Tuesday, November 25, 2008

Solemn Mass in Brooklyn

I was recently a server for a Solemn Mass in Brooklyn. I'm the server on the right. There are more pictures on the blog Traditional Catholicism.

Stan Rogers

I've recently discovered the music of Canadian folk singer Stan Rogers (1949-1983). This is one of his most famous songs, with an intro describing how he came to write it. I'm particularly pleased by how much fun the folks singing in this video seem to be having.

Sunday, November 23, 2008

Best Amazon Review Ever?


Joseph Davis of Calgary, Alberta has written what may be the greatest Amazon.com review ever, responding to the jazz album Vaghissimo Ritratto by Gianluigi Trovesi, Fulvio Marras, Umberto Petrin:
I'm very disappointed with this CD. I kept getting up while it was playing to go over to the stereo cabinet to check the CD case to make sure that it really was an ECM CD. It's so treacly, fluffy, silly.

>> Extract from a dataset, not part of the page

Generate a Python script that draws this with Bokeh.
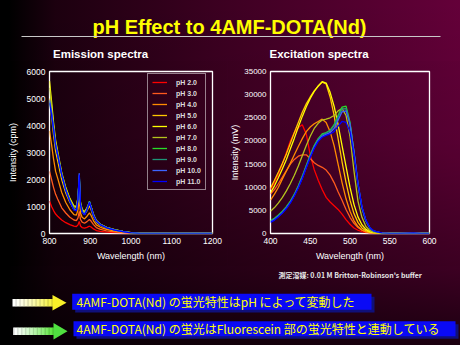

Yuck! I kept thinking there must be some mistake. After all, this thing was produced by Manfred Eicher himself. I worship at the alter of Manfred Eicher. I kept waiting for the music to get better. It didn't. How is it possible to take the sublime music of Desprez, Palestrina, Di Lasso and Monteverdi and turn it into something so aggravating? Finally I had to restrain myself from going down into the cellar to get an axe, which I was going to cleave my CD player with. I know, wouldn't it have been simpler and less expensive to just remove the CD and smash it instead? But that's the thing about music, its joy and its mystery. It is not rational. It is un-rational. It taps into and stimulates non-logical circuits in the brain. This CD tapped into violent and destructive ones for me. Fortunately they were all directed towards the CD itself. I love ECM and ECM New Series CDs. I can honestly say that this is the first one I have reacted violently to. Perhaps you would react differently to it. My suggestion, though, is that you listen to this CD, or at least portions of it, before you purchase it. I have given it a two star rating, instead of a one star rating, out of loyalty to the ECM label, and because of the beautiful cover art. Maybe I should get really drunk and try listening to this CD again? Or maybe I should take it to a book club? You know, the kind where attractive women lounge around drinking lattes and seriously discussing books with titles like 'Snow Falling On White Oleanders' or 'The Time Traveler Who Divorced His Wife and Married the Memory Keeper's Daughter'. Or maybe I'll just smash it with my axe.
I'm hoping to get a hold of the album. The review's writing reminds me of Mark Helprin's Memoir From Antproof Case.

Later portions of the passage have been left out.